Kip Winger (of the band Winger), you probably wouldn’t remember him, but at the time his band had sold something like three million albums, and he’d become something of a pin-up, he wore torn T-shirts on stage and fingerless gloves (he sang and played bass) and was in pretty good shape. So even though his label, Atlantic, had flown me to Chicago to talk to him at some festival just north of there, he told me he could only give me ten minutes as he had to work out before he went on stage and he kept his mirrored sunglasses on the entire time. I did not make him my friend and I never did write the article either. I remember all the teenage girls screaming as he came on stage, I’m sure the memory of that kept him warm after Beavis and Butthead eviscerated one of his videos on their show and practically halted his career overnight. Strange days.
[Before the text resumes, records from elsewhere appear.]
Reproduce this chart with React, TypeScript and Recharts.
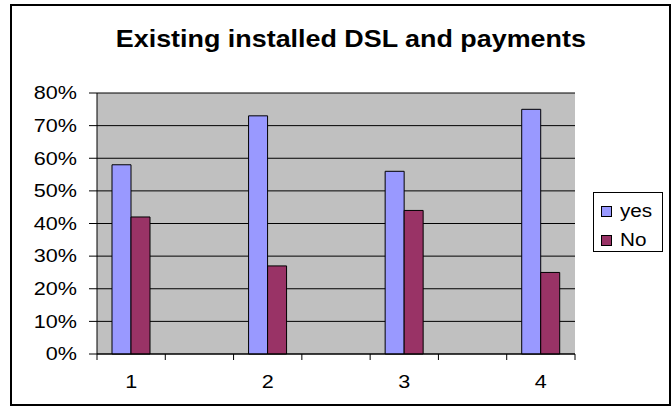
import React from 'react';
import { BarChart, Bar, XAxis, YAxis, CartesianGrid } from 'recharts';

// 7 slots: labelled groups with empty slots between them
const categories = ['1', '', '2', '', '3', '', '4'];
const yesValues = [0.58, null, 0.73, null, 0.56, null, 0.75];
const noValues = [0.42, null, 0.27, null, 0.44, null, 0.25];
const yTicks = [0, 0.1, 0.2, 0.3, 0.4, 0.5, 0.6, 0.7, 0.8];

const data = categories.map((c, i) => ({ cat: c, yes: yesValues[i], no: noValues[i] }));

const W = 672;
const H = 408;
const M = { top: 93, right: 97, bottom: 24, left: 37 };
const FONT = '"Liberation Sans", Arial, sans-serif';
const plotW = W - M.left - 60 - M.right;
const band = plotW / categories.length;

function YTick(props: any) {
  const { x, y, payload } = props;
  return (
    <text
      x={0}
      y={0}
      textAnchor="end"
      dominantBaseline="central"
      fontSize={18}
      fill="#000"
      fontFamily={FONT}
      transform={`translate(${x},${y}) scale(1.2,1)`}
    >
      {Math.round(payload.value * 100) + '%'}
    </text>
  );
}

function XTick(props: any) {
  const { x, y, payload, index } = props;
  return (
    <g>
      <line x1={x - band / 2} x2={x - band / 2} y1={y} y2={y + 6} stroke="#000" />
      {index === categories.length - 1 && (
        <line x1={x + band / 2} x2={x + band / 2} y1={y} y2={y + 6} stroke="#000" />
      )}
      <text
        x={0}
        y={0}
        textAnchor="middle"
        dominantBaseline="central"
        fontSize={18}
        fontFamily={FONT}
        fill="#000"
        transform={`translate(${x},${y + 28}) scale(1.2,1)`}
      >
        {payload.value}
      </text>
    </g>
  );
}

export default function App() {
  return (
    <div style={{ position: 'absolute', left: 0, top: 0, width: W, height: H, background: '#fff', fontFamily: FONT }}>
      <div
        style={{
          position: 'absolute',
          left: 10,
          top: 4,
          width: 657,
          height: 398,
          border: '2px solid #000',
        }}
      />
      <div
        style={{
          position: 'absolute',
          left: 0,
          width: 702,
          top: 24,
          textAlign: 'center',
          fontWeight: 'bold',
          fontSize: 24,
          lineHeight: '30px',
        }}
      >
        <span style={{ display: 'inline-block', transform: 'scaleX(1.12)' }}>Existing installed DSL and payments</span>
      </div>
      <div style={{ position: 'absolute', left: 0, top: 0 }}>
        <BarChart width={W} height={H} data={data} margin={M} barGap={0} barSize={19}>
          <CartesianGrid vertical={false} stroke="#000" fill="#C0C0C0" fillOpacity={1} />
          <XAxis
            dataKey="cat"
            tick={<XTick />}
            tickLine={false}
            tickSize={0}
            tickMargin={0}
            interval={0}
            height={30}
            axisLine={{ stroke: '#000' }}
          />
          <XAxis xAxisId="top" orientation="top" height={0} tick={false} tickLine={false} axisLine={{ stroke: '#808080' }} />
          <YAxis
            domain={[0, 0.8]}
            ticks={yTicks}
            width={60}
            tick={<YTick />}
            tickSize={8}
            tickMargin={12}
            tickLine={{ stroke: '#000' }}
            axisLine={{ stroke: '#000' }}
            interval={0}
          />
          <YAxis
            yAxisId="right"
            orientation="right"
            width={0}
            tick={false}
            tickLine={false}
            axisLine={{ stroke: '#808080' }}
          />
          <Bar dataKey="yes" fill="#9999FF" stroke="#000" strokeWidth={1} isAnimationActive={false} />
          <Bar dataKey="no" fill="#993366" stroke="#000" strokeWidth={1} isAnimationActive={false} />
        </BarChart>
      </div>
      <div
        style={{
          position: 'absolute',
          left: 593,
          top: 192,
          width: 68,
          height: 58,
          border: '1px solid #000',
          background: '#fff',
          fontSize: 18,
        }}
      >
        {[
          { label: 'yes', color: '#9999FF' },
          { label: 'No', color: '#993366' },
        ].map((item, i) => (
          <div key={item.label} style={{ position: 'absolute', left: 7, top: 8 + i * 29, height: 20, display: 'flex', alignItems: 'center' }}>
            <span style={{ display: 'inline-block', width: 9, height: 9, border: '1px solid #000', background: item.color }} />
            <span style={{ marginLeft: 8, display: 'inline-block', transform: 'scaleX(1.15)', transformOrigin: 'left center', lineHeight: '20px' }}>
              {item.label}
            </span>
          </div>
        ))}
      </div>
    </div>
  );
}
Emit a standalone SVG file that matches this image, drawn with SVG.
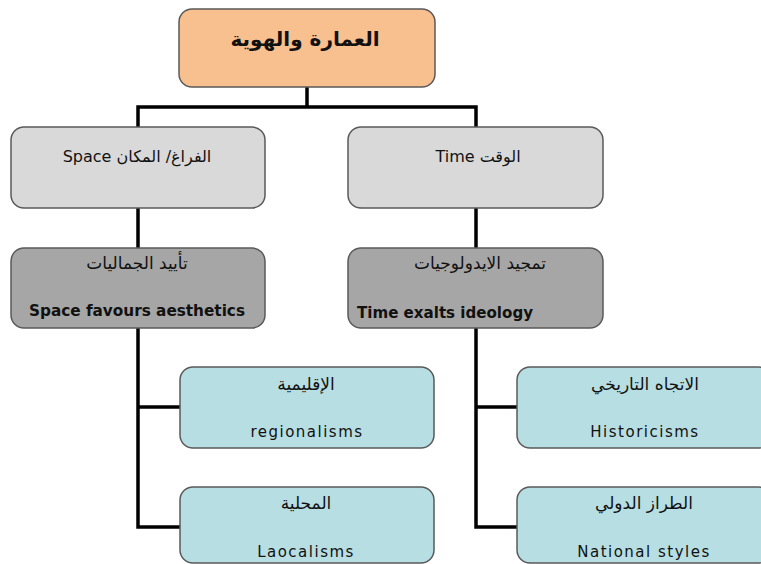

And who came closest to Spinal Tap?

Mötley Crüe were pretty close, they were living in a strange world of excess and hype and had been on tour far too long, they were always pretty kind to me, but just caught up in this weird bubble, I’m sure you’ve read The Dirt, it was just like that. I remember being on the side of the stage at one of their shows and Nikki Sixx ran into the wings, threw up into a bucket that was there for that very task – it happened more than once on their tours – gave me a big grin and a thumbs up and went straight back out before the audience even noticed he’d left. You have to sort of take your hat off to that kind of thing. The last time I saw him backstage at the Roundhouse, he was drinking green tea and was incredibly serene.

You're Welsh. Do you sing? Can you sing?

Wilding in his back garden (back row, 2nd. from the left)
Of course I can, like all Welsh people. I also live in a big house on a hill in Camarthen with MSP and the Stereophonics and everyone in Wales was born on St. David’s Day, you berk.

Would you share your bag of boiled sweets on a long train journey?

Of course I do, I’m always first to the bar in the catering carriage too. What are you having?

What's your Saturday night record?

Last Saturday it was Marah’s Kids In Philly, it makes me want to put junk in my hair and sit at a bar and do shots, preferably in New York. Though my neighbourhood is very far from NYC both mentally and physically, sadly.

Who was the last band you saw and did they give value for money?

I’m very lucky in that I don’t have to pay to go to most gigs – though I did pay for my Kate Bush tickets – but the last band I saw was Red Fang at the Electric Ballroom in Camden and they were worth the price of admission, I’m sure. It’s the Manics next and even though they’re mates they’re always great value live, I think they still mean it, so many bands don’t.

Got any advice for Mick Jagger?

Mean it.

Any plans to do another Perfect 10?

Yes, we always have plans to do another 10, there’ll be no more live ones, but there will be more 10s at some point, probably in the field somewhere, as it were, but we’ll do it.

Tell us something about yourself we might not know.

Geddy Lee is my homey. Though I think quite a lot of people might know that, and I have the last paragraph of the Great Gatsby tattooed on my person.

Geddy Lee. Or is it Bono?

1 comment:

  1. Interesting geezer, though I've never heard of him! Not sure about The Manics still 'meaning it', though - whatever 'it' may be - MOR Radio 2 rock?